## Dataset entries:
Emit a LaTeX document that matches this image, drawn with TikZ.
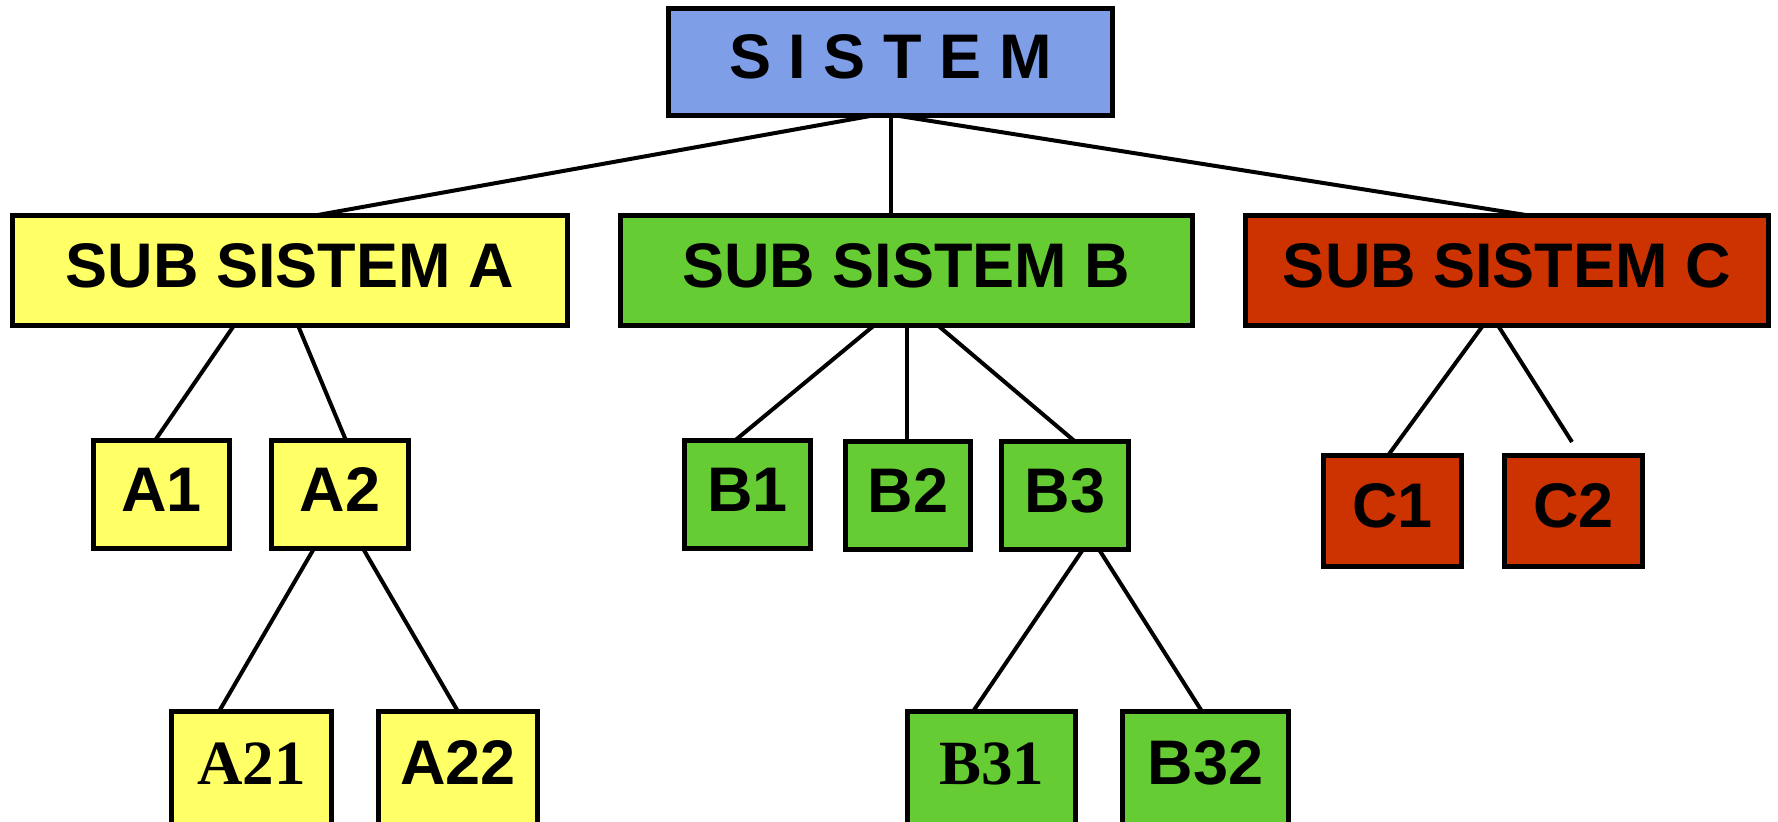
\documentclass[tikz,border=0pt]{standalone}
\usepackage{fontspec}
\setmainfont{Liberation Sans}
\newfontfamily\serifbold{Liberation Serif}
\definecolor{sysblue}{RGB}{127,158,232}
\definecolor{subyellow}{RGB}{255,255,102}
\definecolor{subgreen}{RGB}{102,204,51}
\definecolor{subred}{RGB}{204,51,0}
\def\u{0.5pt}
\begin{document}
\begin{tikzpicture}[x=0.5pt,y=-0.5pt,
  box/.style={draw=black,line width=2.5pt,rectangle,inner sep=0pt,outer sep=0pt,
    font=\fontsize{31.5pt}{36pt}\selectfont\bfseries,text height=22.6pt,text depth=6pt},
  link/.style={draw=black,line width=2pt},
  lbl/.style={inner sep=0pt,font=\fontsize{31.5pt}{36pt}\selectfont\bfseries,text height=22.6pt,text depth=0pt}]
\useasboundingbox (0,0) rectangle (1778,822);
\clip (0,0) rectangle (1778,822);
% connectors
\coordinate (c2end) at (1572,442);
% top
\node[box,fill=sysblue,minimum width=444*\u,minimum height=107*\u] (S) at (890.5,62) {S I S T E M};
% level 1
\node[box,fill=subyellow,minimum width=555*\u,minimum height=110*\u] (SA) at (290,270.5) {SUB SISTEM A};
\node[box,fill=subgreen,minimum width=572*\u,minimum height=110*\u] (SB) at (906.5,270.5) {SUB SISTEM B};
\node[box,fill=subred,minimum width=523*\u,minimum height=110*\u] (SC) at (1507,270.5) {SUB SISTEM C};
% level 2
\node[box,fill=subyellow,minimum width=136*\u,minimum height=108*\u] (A1) at (161.5,494.5) {A1};
\node[box,fill=subyellow,minimum width=137*\u,minimum height=108*\u] (A2) at (340,494.5) {A2};
\node[box,fill=subgreen,minimum width=126*\u,minimum height=108*\u] (B1) at (747.5,494.5) {B1};
\node[box,fill=subgreen,minimum width=125*\u,minimum height=108*\u] (B2) at (908,495.5) {B2};
\node[box,fill=subgreen,minimum width=127*\u,minimum height=108*\u] (B3) at (1065,495.5) {B3};
\node[box,fill=subred,minimum width=138*\u,minimum height=111*\u] (C1) at (1392.5,511) {C1};
\node[box,fill=subred,minimum width=138*\u,minimum height=111*\u] (C2) at (1573.5,511) {C2};
% level 3 boxes (cut by the lower edge)
\node[box,fill=subyellow,minimum width=160*\u,minimum height=135*\u] (A21) at (251.5,779) {};
\node[box,fill=subyellow,minimum width=159*\u,minimum height=135*\u] (A22) at (458,779) {};
\node[box,fill=subgreen,minimum width=168*\u,minimum height=135*\u] (B31) at (991.5,779) {};
\node[box,fill=subgreen,minimum width=166*\u,minimum height=135*\u] (B32) at (1205.5,779) {};
\node[lbl,font=\fontsize{31.5pt}{36pt}\selectfont\serifbold\bfseries] (A21t) at (251.5,762) {A21};
\node[lbl] (A22t) at (458,762) {A22};
\node[lbl,font=\fontsize{31.5pt}{36pt}\selectfont\serifbold\bfseries] (B31t) at (991.5,762) {B31};
\node[lbl] (B32t) at (1205.5,762) {B32};
\draw[link] ([xshift=-17.5*\u]S.south) -- ([xshift=25*\u]SA.north);
\draw[link] (S.south) -- (S.south |- SB.north);
\draw[link] ([xshift=5.5*\u]S.south) -- ([xshift=22*\u]SC.north);
\draw[link] ([xshift=-56*\u]SA.south) -- ([xshift=-6.5*\u]A1.north);
\draw[link] ([xshift=8*\u]SA.south) -- ([xshift=6*\u]A2.north);
\draw[link] ([xshift=-32.5*\u]SB.south) -- ([xshift=-12.5*\u]B1.north);
\draw[link] (SB.south) -- (SB.south |- B2.north);
\draw[link] ([xshift=31.5*\u]SB.south) -- ([xshift=10*\u]B3.north);
\draw[link] ([xshift=-26*\u]A2.south) -- ([xshift=-32.5*\u]A21.north);
\draw[link] ([xshift=23*\u]A2.south) -- (A22.north);
\draw[link] ([xshift=18*\u]B3.south) -- ([xshift=-18.5*\u]B31.north);
\draw[link] ([xshift=34*\u]B3.south) -- ([xshift=-3.5*\u]B32.north);
\draw[link] ([xshift=-24*\u]SC.south) -- ([xshift=-4.5*\u]C1.north);
\draw[link] ([xshift=-9*\u]SC.south) -- (c2end);
\end{tikzpicture}
\end{document}
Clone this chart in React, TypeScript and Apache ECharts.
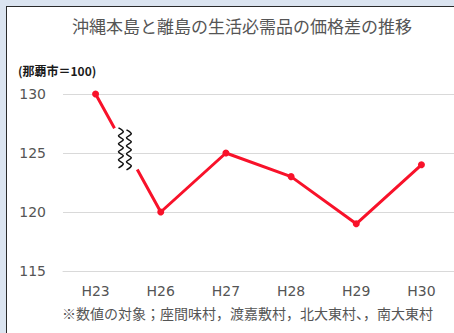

## Goal:
All of the lines above should be printed exactly, minus the pictures.

## Response for this exercise:
Emit a LaTeX document that matches this image, drawn with TikZ.
\documentclass[tikz,border=0pt]{standalone}
\usepackage{fontspec}
\setmainfont{Liberation Sans}
\newfontfamily\serifbold{Liberation Serif}
\definecolor{sysblue}{RGB}{127,158,232}
\definecolor{subyellow}{RGB}{255,255,102}
\definecolor{subgreen}{RGB}{102,204,51}
\definecolor{subred}{RGB}{204,51,0}
\def\u{0.5pt}
\begin{document}
\begin{tikzpicture}[x=0.5pt,y=-0.5pt,
  box/.style={draw=black,line width=2.5pt,rectangle,inner sep=0pt,outer sep=0pt,
    font=\fontsize{31.5pt}{36pt}\selectfont\bfseries,text height=22.6pt,text depth=6pt},
  link/.style={draw=black,line width=2pt},
  lbl/.style={inner sep=0pt,font=\fontsize{31.5pt}{36pt}\selectfont\bfseries,text height=22.6pt,text depth=0pt}]
\useasboundingbox (0,0) rectangle (1778,822);
\clip (0,0) rectangle (1778,822);
% connectors
\coordinate (c2end) at (1572,442);
% top
\node[box,fill=sysblue,minimum width=444*\u,minimum height=107*\u] (S) at (890.5,62) {S I S T E M};
% level 1
\node[box,fill=subyellow,minimum width=555*\u,minimum height=110*\u] (SA) at (290,270.5) {SUB SISTEM A};
\node[box,fill=subgreen,minimum width=572*\u,minimum height=110*\u] (SB) at (906.5,270.5) {SUB SISTEM B};
\node[box,fill=subred,minimum width=523*\u,minimum height=110*\u] (SC) at (1507,270.5) {SUB SISTEM C};
% level 2
\node[box,fill=subyellow,minimum width=136*\u,minimum height=108*\u] (A1) at (161.5,494.5) {A1};
\node[box,fill=subyellow,minimum width=137*\u,minimum height=108*\u] (A2) at (340,494.5) {A2};
\node[box,fill=subgreen,minimum width=126*\u,minimum height=108*\u] (B1) at (747.5,494.5) {B1};
\node[box,fill=subgreen,minimum width=125*\u,minimum height=108*\u] (B2) at (908,495.5) {B2};
\node[box,fill=subgreen,minimum width=127*\u,minimum height=108*\u] (B3) at (1065,495.5) {B3};
\node[box,fill=subred,minimum width=138*\u,minimum height=111*\u] (C1) at (1392.5,511) {C1};
\node[box,fill=subred,minimum width=138*\u,minimum height=111*\u] (C2) at (1573.5,511) {C2};
% level 3 boxes (cut by the lower edge)
\node[box,fill=subyellow,minimum width=160*\u,minimum height=135*\u] (A21) at (251.5,779) {};
\node[box,fill=subyellow,minimum width=159*\u,minimum height=135*\u] (A22) at (458,779) {};
\node[box,fill=subgreen,minimum width=168*\u,minimum height=135*\u] (B31) at (991.5,779) {};
\node[box,fill=subgreen,minimum width=166*\u,minimum height=135*\u] (B32) at (1205.5,779) {};
\node[lbl,font=\fontsize{31.5pt}{36pt}\selectfont\serifbold\bfseries] (A21t) at (251.5,762) {A21};
\node[lbl] (A22t) at (458,762) {A22};
\node[lbl,font=\fontsize{31.5pt}{36pt}\selectfont\serifbold\bfseries] (B31t) at (991.5,762) {B31};
\node[lbl] (B32t) at (1205.5,762) {B32};
\draw[link] ([xshift=-17.5*\u]S.south) -- ([xshift=25*\u]SA.north);
\draw[link] (S.south) -- (S.south |- SB.north);
\draw[link] ([xshift=5.5*\u]S.south) -- ([xshift=22*\u]SC.north);
\draw[link] ([xshift=-56*\u]SA.south) -- ([xshift=-6.5*\u]A1.north);
\draw[link] ([xshift=8*\u]SA.south) -- ([xshift=6*\u]A2.north);
\draw[link] ([xshift=-32.5*\u]SB.south) -- ([xshift=-12.5*\u]B1.north);
\draw[link] (SB.south) -- (SB.south |- B2.north);
\draw[link] ([xshift=31.5*\u]SB.south) -- ([xshift=10*\u]B3.north);
\draw[link] ([xshift=-26*\u]A2.south) -- ([xshift=-32.5*\u]A21.north);
\draw[link] ([xshift=23*\u]A2.south) -- (A22.north);
\draw[link] ([xshift=18*\u]B3.south) -- ([xshift=-18.5*\u]B31.north);
\draw[link] ([xshift=34*\u]B3.south) -- ([xshift=-3.5*\u]B32.north);
\draw[link] ([xshift=-24*\u]SC.south) -- ([xshift=-4.5*\u]C1.north);
\draw[link] ([xshift=-9*\u]SC.south) -- (c2end);
\end{tikzpicture}
\end{document}
Clone this chart in React, TypeScript and Apache ECharts.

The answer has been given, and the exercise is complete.